DATA BLOCK:

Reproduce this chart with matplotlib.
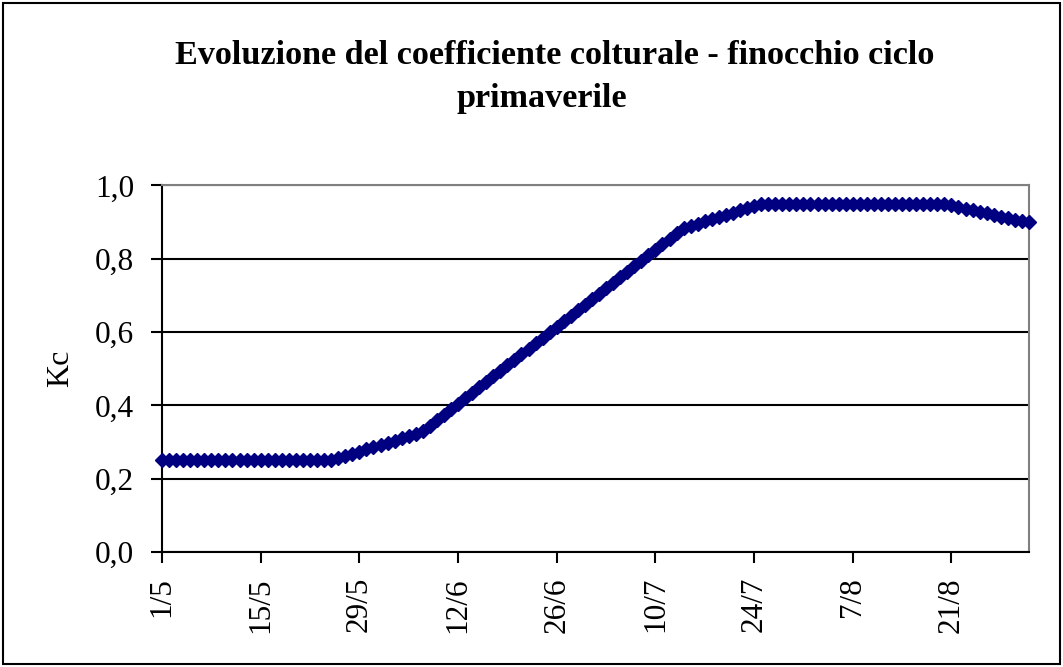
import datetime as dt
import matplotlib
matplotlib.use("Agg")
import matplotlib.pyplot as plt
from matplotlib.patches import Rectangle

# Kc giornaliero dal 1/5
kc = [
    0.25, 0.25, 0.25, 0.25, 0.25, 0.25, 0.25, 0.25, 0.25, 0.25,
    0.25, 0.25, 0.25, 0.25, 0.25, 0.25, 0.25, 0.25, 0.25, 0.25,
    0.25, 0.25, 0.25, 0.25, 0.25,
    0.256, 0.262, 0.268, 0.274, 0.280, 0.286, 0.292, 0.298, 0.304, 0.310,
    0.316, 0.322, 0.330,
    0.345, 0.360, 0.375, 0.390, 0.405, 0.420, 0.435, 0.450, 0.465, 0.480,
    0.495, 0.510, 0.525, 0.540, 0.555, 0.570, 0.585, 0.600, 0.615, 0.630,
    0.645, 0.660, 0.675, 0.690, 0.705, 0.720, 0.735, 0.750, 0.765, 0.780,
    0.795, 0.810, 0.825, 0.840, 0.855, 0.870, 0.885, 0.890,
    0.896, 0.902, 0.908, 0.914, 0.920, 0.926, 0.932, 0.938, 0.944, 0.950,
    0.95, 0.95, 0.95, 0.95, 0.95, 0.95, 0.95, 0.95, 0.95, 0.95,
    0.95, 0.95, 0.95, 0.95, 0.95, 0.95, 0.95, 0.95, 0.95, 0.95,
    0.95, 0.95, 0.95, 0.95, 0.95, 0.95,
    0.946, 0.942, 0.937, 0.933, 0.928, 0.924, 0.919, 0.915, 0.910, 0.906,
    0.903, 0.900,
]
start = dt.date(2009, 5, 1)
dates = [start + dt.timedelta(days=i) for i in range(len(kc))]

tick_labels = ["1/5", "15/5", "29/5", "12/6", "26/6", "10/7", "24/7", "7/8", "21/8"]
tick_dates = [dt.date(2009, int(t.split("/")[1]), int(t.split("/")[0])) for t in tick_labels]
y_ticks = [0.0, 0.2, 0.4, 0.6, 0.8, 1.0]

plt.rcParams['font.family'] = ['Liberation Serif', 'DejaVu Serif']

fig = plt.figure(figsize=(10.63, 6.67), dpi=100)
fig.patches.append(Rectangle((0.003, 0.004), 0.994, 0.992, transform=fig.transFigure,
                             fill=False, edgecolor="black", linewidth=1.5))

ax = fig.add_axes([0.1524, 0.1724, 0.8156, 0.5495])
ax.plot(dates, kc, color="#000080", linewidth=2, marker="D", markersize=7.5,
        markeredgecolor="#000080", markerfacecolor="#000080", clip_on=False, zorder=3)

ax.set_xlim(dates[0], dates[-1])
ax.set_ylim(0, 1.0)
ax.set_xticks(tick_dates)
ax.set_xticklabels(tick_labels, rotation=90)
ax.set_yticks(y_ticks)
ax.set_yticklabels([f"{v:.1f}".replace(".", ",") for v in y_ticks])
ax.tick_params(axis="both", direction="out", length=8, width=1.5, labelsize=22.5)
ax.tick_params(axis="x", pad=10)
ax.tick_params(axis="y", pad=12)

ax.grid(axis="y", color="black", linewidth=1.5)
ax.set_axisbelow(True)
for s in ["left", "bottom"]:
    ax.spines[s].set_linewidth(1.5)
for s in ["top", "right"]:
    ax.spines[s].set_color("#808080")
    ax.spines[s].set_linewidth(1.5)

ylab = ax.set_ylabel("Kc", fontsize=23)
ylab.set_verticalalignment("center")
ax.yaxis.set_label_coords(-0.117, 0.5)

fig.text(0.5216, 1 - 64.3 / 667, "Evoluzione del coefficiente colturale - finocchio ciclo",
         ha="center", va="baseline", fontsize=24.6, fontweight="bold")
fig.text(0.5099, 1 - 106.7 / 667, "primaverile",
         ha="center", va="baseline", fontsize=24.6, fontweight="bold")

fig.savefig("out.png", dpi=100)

WHAT THE TASK ASKS:
Write the listing out a second time exactly, dropping all images.

WRITTEN ANSWER:
Reproduce this chart with matplotlib.
import datetime as dt
import matplotlib
matplotlib.use("Agg")
import matplotlib.pyplot as plt
from matplotlib.patches import Rectangle

# Kc giornaliero dal 1/5
kc = [
    0.25, 0.25, 0.25, 0.25, 0.25, 0.25, 0.25, 0.25, 0.25, 0.25,
    0.25, 0.25, 0.25, 0.25, 0.25, 0.25, 0.25, 0.25, 0.25, 0.25,
    0.25, 0.25, 0.25, 0.25, 0.25,
    0.256, 0.262, 0.268, 0.274, 0.280, 0.286, 0.292, 0.298, 0.304, 0.310,
    0.316, 0.322, 0.330,
    0.345, 0.360, 0.375, 0.390, 0.405, 0.420, 0.435, 0.450, 0.465, 0.480,
    0.495, 0.510, 0.525, 0.540, 0.555, 0.570, 0.585, 0.600, 0.615, 0.630,
    0.645, 0.660, 0.675, 0.690, 0.705, 0.720, 0.735, 0.750, 0.765, 0.780,
    0.795, 0.810, 0.825, 0.840, 0.855, 0.870, 0.885, 0.890,
    0.896, 0.902, 0.908, 0.914, 0.920, 0.926, 0.932, 0.938, 0.944, 0.950,
    0.95, 0.95, 0.95, 0.95, 0.95, 0.95, 0.95, 0.95, 0.95, 0.95,
    0.95, 0.95, 0.95, 0.95, 0.95, 0.95, 0.95, 0.95, 0.95, 0.95,
    0.95, 0.95, 0.95, 0.95, 0.95, 0.95,
    0.946, 0.942, 0.937, 0.933, 0.928, 0.924, 0.919, 0.915, 0.910, 0.906,
    0.903, 0.900,
]
start = dt.date(2009, 5, 1)
dates = [start + dt.timedelta(days=i) for i in range(len(kc))]

tick_labels = ["1/5", "15/5", "29/5", "12/6", "26/6", "10/7", "24/7", "7/8", "21/8"]
tick_dates = [dt.date(2009, int(t.split("/")[1]), int(t.split("/")[0])) for t in tick_labels]
y_ticks = [0.0, 0.2, 0.4, 0.6, 0.8, 1.0]

plt.rcParams['font.family'] = ['Liberation Serif', 'DejaVu Serif']

fig = plt.figure(figsize=(10.63, 6.67), dpi=100)
fig.patches.append(Rectangle((0.003, 0.004), 0.994, 0.992, transform=fig.transFigure,
                             fill=False, edgecolor="black", linewidth=1.5))

ax = fig.add_axes([0.1524, 0.1724, 0.8156, 0.5495])
ax.plot(dates, kc, color="#000080", linewidth=2, marker="D", markersize=7.5,
        markeredgecolor="#000080", markerfacecolor="#000080", clip_on=False, zorder=3)

ax.set_xlim(dates[0], dates[-1])
ax.set_ylim(0, 1.0)
ax.set_xticks(tick_dates)
ax.set_xticklabels(tick_labels, rotation=90)
ax.set_yticks(y_ticks)
ax.set_yticklabels([f"{v:.1f}".replace(".", ",") for v in y_ticks])
ax.tick_params(axis="both", direction="out", length=8, width=1.5, labelsize=22.5)
ax.tick_params(axis="x", pad=10)
ax.tick_params(axis="y", pad=12)

ax.grid(axis="y", color="black", linewidth=1.5)
ax.set_axisbelow(True)
for s in ["left", "bottom"]:
    ax.spines[s].set_linewidth(1.5)
for s in ["top", "right"]:
    ax.spines[s].set_color("#808080")
    ax.spines[s].set_linewidth(1.5)

ylab = ax.set_ylabel("Kc", fontsize=23)
ylab.set_verticalalignment("center")
ax.yaxis.set_label_coords(-0.117, 0.5)

fig.text(0.5216, 1 - 64.3 / 667, "Evoluzione del coefficiente colturale - finocchio ciclo",
         ha="center", va="baseline", fontsize=24.6, fontweight="bold")
fig.text(0.5099, 1 - 106.7 / 667, "primaverile",
         ha="center", va="baseline", fontsize=24.6, fontweight="bold")

fig.savefig("out.png", dpi=100)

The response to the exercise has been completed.